順番に何冊か、ざっと眺めながら手にとっていくなかで第17号(1970年7月)に手がとまった。表紙をめくると、「安房直子 特集号―日本児童文学者協会新人賞受賞」の文字。『さん しょっ子』という作で賞を受けた直後の号である。そこに『まほうをかけられた舌』は収められていた。1971年の出版が初出と勝手に信じていたのだが、実は「海賊」で先に発表されていたのだ。ほかに『ちいさいやさしい右手』、『北風のわすれたハンカチ』と、合わせて3作が掲載されているが、後者のふたつは3、4年前に既に書かれていた作、『まほうをかけられた舌』だけが新しい作品である。
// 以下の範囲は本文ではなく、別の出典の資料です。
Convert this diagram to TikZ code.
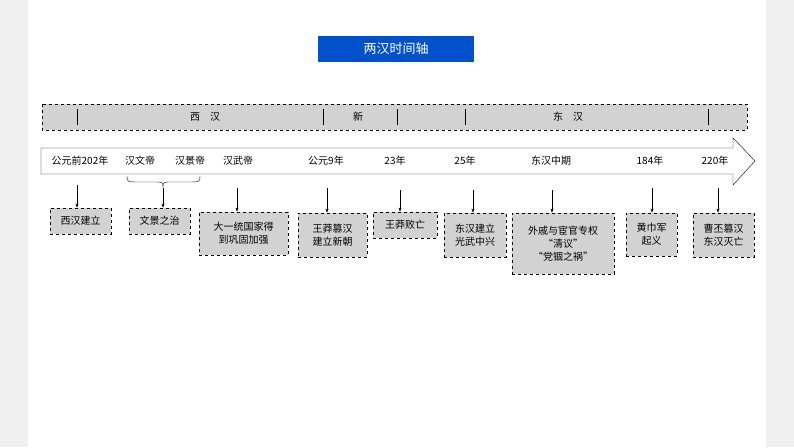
\documentclass[tikz,border=0pt]{standalone}
\usepackage{fontspec}
\usetikzlibrary{arrows.meta}
\setmainfont{Noto Sans CJK SC}
\begin{document}
\begin{tikzpicture}[x=1pt,y=-1pt,
 ev/.style={draw,dashed,fill=gray!35,thick,align=center,font=\fontsize{10}{13}\selectfont,inner sep=3pt},
 lab/.style={font=\fontsize{10}{12}\selectfont},
 ar/.style={-{Stealth[length=4pt]},thin}]
\useasboundingbox (0,0) rectangle (794,447);
\fill[gray!12] (0,0) rectangle (28,447);
\fill[gray!12] (766,0) rectangle (794,447);
\node[fill=blue!60!cyan!80!black,text=white,minimum width=156,minimum height=26,font=\fontsize{13}{15}\selectfont] (title) at (396,49) {两汉时间轴};
% period bar
\draw[dashed,fill=gray!35,thick] (42,104) rectangle (747,130);
\foreach \x in {77,323,397,465,708} \draw (\x,109) -- (\x,125);
\node[lab] (p1) at (205,117) {西\quad 汉};
\node[lab] (p2) at (358,117) {新};
\node[lab] (p3) at (568,117) {东\quad 汉};
% arrow
\draw[fill=white] (41,148) -- (733,148) -- (733,138) -- (755,161) -- (733,185) -- (733,174) -- (41,174) -- cycle;
\foreach \n/\x/\t in {a/80/公元前202年,b/140/汉文帝,c/190/汉景帝,d/238/汉武帝,e/326/公元9年,f/395/23年,g/465/25年,h/551/东汉中期,i/650/184年,j/715/220年}
  \node[lab] (\n) at (\x,161) {\t};
\draw (127,176) .. controls (127,182) .. (140,182) -- (155,182) .. controls (163,182) .. (163,188) .. controls (163,182) .. (171,182) -- (187,182) .. controls (200,182) .. (200,176);
\coordinate (br) at (163,188);
\node[ev,minimum width=61,minimum height=26] (A) at (80.5,221) {西汉建立};
\node[ev,minimum width=61,minimum height=26] (B) at (159.5,221) {文景之治};
\node[ev,minimum width=89,minimum height=43] (C) at (243.5,233.5) {大一统国家得\\到巩固加强};
\node[ev,minimum width=69,minimum height=44] (D) at (332.5,235) {王莽篡汉\\建立新朝};
\node[ev,minimum width=64,minimum height=26] (E) at (405,225) {王莽败亡};
\node[ev,minimum width=62,minimum height=44] (F) at (475,235) {东汉建立\\光武中兴};
\node[ev,minimum width=102,minimum height=61] (G) at (563,243.5) {外戚与宦官专权\\“清议”\\“党锢之祸”};
\node[ev,minimum width=51,minimum height=43] (H) at (651.5,234.5) {黄巾军\\起义};
\node[ev,minimum width=61,minimum height=44] (I) at (723.5,235) {曹丕篡汉\\东汉灭亡};
\coordinate (sa) at (77,185); \draw[ar] (sa) -- (A.north -| sa);
\draw[ar] (br) -- (B.north -| br);
\coordinate (sc) at (237,188); \draw[ar] (sc) -- (C.north -| sc);
\coordinate (sd) at (327,188); \draw[ar] (sd) -- (D.north -| sd);
\coordinate (se) at (400,190); \draw[ar] (se) -- (E.north -| se);
\coordinate (sf) at (473,190); \draw[ar] (sf) -- (F.north -| sf);
\coordinate (sg) at (552,190); \draw[ar] (sg) -- (G.north -| sg);
\coordinate (sh) at (652,188); \draw[ar] (sh) -- (H.north -| sh);
\coordinate (si) at (718,188); \draw[ar] (si) -- (I.north -| si);
\end{tikzpicture}
\end{document}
この特別な号に載せるにふさわしい新作として、安房は『まほう〜』をやはり特別な思いで書いたのだろうか。その創作の原点は、ある日、安房が地下街を歩いていた時、まぶしくきらびやかな店々に気をとられ、方角に迷ってしまい、とりあえず近くの階段をのぼって地上に出たときに自分の思いもかけなかった場所に出てしまった、この意外さに着想を得たようだ。そのイメージをふくらませて筆を進めたのは、おそらく冒頭で触れた自宅のダイニングテーブルだったのではないだろうか。
『まほうをかけられた舌』は翌1971年に岩崎書店より出版。前後して、『北風のわすれたハンカチ』が旺文社より出版された。翌1972年には、早くも初の童話集となる『風と木の歌』(実業之日本社)が出版される。この本は翌年の第22回小学館文学賞にかがやき、童話作家としての名を上げてゆく。この年、安房直子30歳。以後、他界するまでの20年にわたり、読者の心にやさしく届く、数々の作品が生み出されていった。
「小夜にはお母さんがありません。・・・」と始まるものがたりは、安房直子最晩年に書かれた作『花豆の煮えるまで―小夜の物語』。病床にあった安房が、生後すぐ実母と別れ暮らすことになった彼女自身の人生を、主人公の小夜に重ね描いたのだろうか。目の前の貴重な資料や書籍〈花豆文庫〉を図書館に寄贈した、安房生前の友人たちを中心とする「花豆の会」(現在は「安房直子記念〜ライラック通りの会」)の方々の考察も、同じところにあるようだが、それに対する安房自身の言葉は、この資料のなかには残されていない。

安房直子という人が知りたくて訪れた図書館。〈花豆文庫〉を見通したのは、わずかな時間ではあったが、「ものがたりを書く」ということを貫き通した彼女の生涯が凝縮されている次の言葉を紹介して、締めくくることにしたい。同人誌「海賊」創刊号、「マスト」と題された編集後記に安房の決意が示されている。
「童話が私のライフワークでありたいと願いはじめてから数年になる。子供の頃に魅了された様々の物語の今度は作り手になる事、それは思ってみただけでも心の踊る仕事である。そのために、今私が一番ほしいのは、日々のどんなに平凡な生活の中からも、童話の素材を見つけ出して、それを香り高いファンタジーにふくらませる力である。今までの緩慢な創作態度を反省しながら、これからは私の生活の悉くが「童話のため」でありたいと願っている。」